1 October 2014
Ralph Miliband died before New Labour
The Marxist academic writer, Ralph Miliband, died in 1994 before the establishment of New Labour under Tony Blair, and before his sons, David and Ed, became involved in the Blair-Brown governments.
Throughout his academic career, Ralph Miliband wrote about the Labour Party from its inception up until his own death in 1994, with his main area of interest being the Party's role during the Post-War consensus. His thesis from the mid sixties onwards was invariable: the Labour Party could never bring about socialism in Britain. And his insistence on this point gave rise to the quip that he even produced two sons to prove it.
Ralph Miliband emphasised that the maintenance of capitalist rule in the West required both repression and reform. The post-war Labour prime ministers: Atlee (1945-51), Wilson (1964-70, 1974-76) and Callaghan (1976-79), for any number of reasons, were loyal to the British power structure and the post-war consensus, and therefore never sought fundamental change in favour of working people. These men, however, envisaged, and did to some extent achieve, a limited number of progressive reforms.
In 1994, Ralph Miliband died and in the same year Tony Blair became leader of the Labour Party. Blair and New Labour found themselves on a completely different political landscape in 1997 compared with any of their Labour predecessors.
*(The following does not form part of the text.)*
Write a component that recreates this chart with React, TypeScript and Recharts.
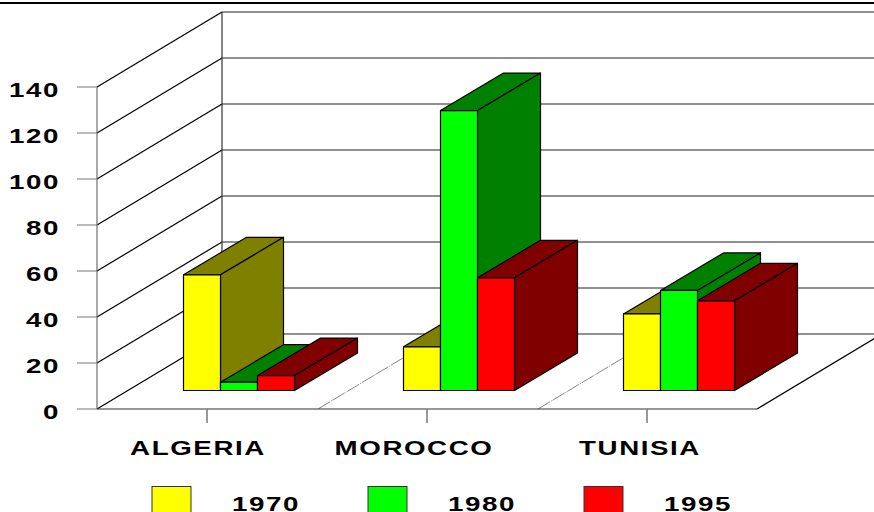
import React from "react";
import { BarChart, Bar, XAxis, YAxis, ReferenceLine, Legend } from "recharts";

const categories = ["ALGERIA", "MOROCCO", "TUNISIA"];
const values1970 = [50.3, 19, 33.3];
const values1980 = [3.6, 121.7, 43.5];
const values1995 = [6.5, 49, 39];
const yTicks = [0, 20, 40, 60, 80, 100, 120, 140];
const seriesNames = ["1970", "1980", "1995"];

const data = categories.map((name, i) => ({
  name,
  v1970: values1970[i],
  v1980: values1980[i],
  v1995: values1995[i],
}));

const WIDTH = 874;
const HEIGHT = 512;
const WALL_DX = 125;
const WALL_DY = -75;
const BAR_DX = 63;
const BAR_DY = -37.5;
const SHIFT_X = 31.5;
const SHIFT_Y = -18.5;
const STRETCH = 1.32;
const SPACING = 1.2;
const FONT_SIZE = 21;
const FONT = "'Liberation Sans', Arial, sans-serif";
const LABEL_DX: Record<string, number> = { ALGERIA: -9, MOROCCO: -13, TUNISIA: -7 };

const sideColors: Record<string, string> = {
  "#ffff00": "#808000",
  "#00ff00": "#008000",
  "#ff0000": "#800000",
};

const Box3D = (props: any) => {
  const { x, y, width, height, fill } = props;
  const left = x + SHIFT_X;
  const right = left + width;
  const top = y + SHIFT_Y;
  const bottom = top + height;
  const dark = sideColors[fill];
  return (
    <g stroke="#000" strokeWidth={1.2} strokeLinejoin="round">
      <polygon
        fill={dark}
        points={`${left},${top} ${left + BAR_DX},${top + BAR_DY} ${right + BAR_DX},${top + BAR_DY} ${right},${top}`}
      />
      <polygon
        fill={dark}
        points={`${right},${top} ${right + BAR_DX},${top + BAR_DY} ${right + BAR_DX},${bottom + BAR_DY} ${right},${bottom}`}
      />
      <rect x={left} y={top} width={width} height={height} fill={fill} />
    </g>
  );
};

const WallLine = (props: any) => {
  const { x1, y1 } = props;
  return (
    <g fill="none" stroke="#000" strokeWidth={1.2}>
      <line x1={x1} y1={y1} x2={x1 + WALL_DX} y2={y1 + WALL_DY} />
      <line x1={x1 + WALL_DX} y1={y1 + WALL_DY} x2={WIDTH} y2={y1 + WALL_DY} stroke="#222" />
    </g>
  );
};

const FloorLines = (props: any) => {
  const { x1, x2, y1 } = props;
  const band = (x2 - x1) / categories.length;
  return (
    <g fill="none">
      <line x1={x1 + WALL_DX} y1={y1 + WALL_DY} x2={x1 + WALL_DX} y2={y1 + WALL_DY - 322} stroke="#333" strokeWidth={1.2} />
      {[1, 2].map((k) => (
        <line
          key={k}
          x1={x1 + band * k + 1}
          y1={y1}
          x2={x1 + band * k + 1 + WALL_DX}
          y2={y1 + WALL_DY}
          stroke="#888"
          strokeWidth={1}
          strokeDasharray="14 1 1 1"
        />
      ))}
      <line x1={x2} y1={y1} x2={x2 + WALL_DX} y2={y1 + WALL_DY} stroke="#000" strokeWidth={1.2} />
    </g>
  );
};

const YTick = (props: any) => {
  const { x, y, payload } = props;
  return (
    <text
      transform={`translate(${x - 15},${y + 10}) scale(${STRETCH},1)`}
      textAnchor="end"
      fontFamily={FONT}
      fontWeight="bold"
      fontSize={FONT_SIZE}
      letterSpacing={SPACING}
      fill="#000"
    >
      {payload.value}
    </text>
  );
};

const XTick = (props: any) => {
  const { x, payload } = props;
  return (
    <text
      transform={`translate(${x + LABEL_DX[payload.value]},455) scale(${STRETCH},1)`}
      textAnchor="middle"
      fontFamily={FONT}
      fontWeight="bold"
      fontSize={FONT_SIZE}
      letterSpacing={SPACING}
      fill="#000"
    >
      {payload.value}
    </text>
  );
};

const LegendContent = (props: any) => {
  const items = props.payload || [];
  return (
    <svg width={WIDTH} height={HEIGHT} style={{ position: "absolute", left: 0, top: 0, display: "block" }}>
      {items.map((item: any, i: number) => (
        <g key={item.value}>
          <rect x={152 + 216 * i} y={486.5} width={39} height={30} fill={item.color} stroke="#333" />
          <text
            transform={`translate(${232 + 216 * i},511) scale(${STRETCH},1)`}
            fontFamily={FONT}
            fontWeight="bold"
            fontSize={FONT_SIZE}
            letterSpacing={SPACING}
            fill="#000"
          >
            {item.value}
          </text>
        </g>
      ))}
    </svg>
  );
};

export default function App() {
  return (
    <div style={{ position: "absolute", left: 0, top: 0, width: WIDTH, height: HEIGHT, overflow: "hidden", background: "#fff" }}>
      <div style={{ position: "absolute", left: 0, top: 2, width: WIDTH, height: 2, background: "#000" }} />
      <BarChart
        width={WIDTH}
        height={HEIGHT}
        data={data}
        margin={{ top: 87, right: 117, bottom: 0, left: 0 }}
        barGap={0}
        barSize={37}
        style={{ overflow: "visible" }}
      >
        <XAxis
          dataKey="name"
          height={103}
          tickSize={14}
          stroke="#333"
          tick={<XTick />}
          tickLine={{ stroke: "#777", strokeWidth: 1.5 }}
          interval={0}
        />
        <YAxis
          width={97}
          domain={[0, 140]}
          ticks={yTicks}
          tickSize={20}
          stroke="#555"
          tick={<YTick />}
          tickLine={{ stroke: "#777" }}
          interval={0}
        />
        {yTicks.map((t) => (
          <ReferenceLine key={t} y={t} ifOverflow="visible" shape={<WallLine />} zIndex={-10} />
        ))}
        <ReferenceLine y={0} ifOverflow="visible" shape={<FloorLines />} zIndex={-10} />
        <Bar dataKey="v1970" name={seriesNames[0]} fill="#ffff00" shape={<Box3D />} isAnimationActive={false} />
        <Bar dataKey="v1980" name={seriesNames[1]} fill="#00ff00" shape={<Box3D />} isAnimationActive={false} />
        <Bar dataKey="v1995" name={seriesNames[2]} fill="#ff0000" shape={<Box3D />} isAnimationActive={false} />
        <Legend
          content={<LegendContent />}
          wrapperStyle={{ position: "absolute", left: 0, top: 0, width: 0, height: 0, pointerEvents: "none" }}
        />
      </BarChart>
    </div>
  );
}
But crucially, they had no social democratic aspirations and intended to reconcile the Party and the electorate to market fundamentalism. Both Miliband’s sons, David and Ed, found leading roles inside New Labour: David rose to be foreign secretary and Ed became Labour opposition leader in 2010. Both have no experience in, nor desire for, class or socialist politics. David retired from active politics in 2013.
The issue that Ralph Miliband confronted was the inadequacy of Labour Party reformism. He could never have envisaged a Labour Party, led by his own son, which had deteriorated even further, and had abandoned reformism and even mild social democracy.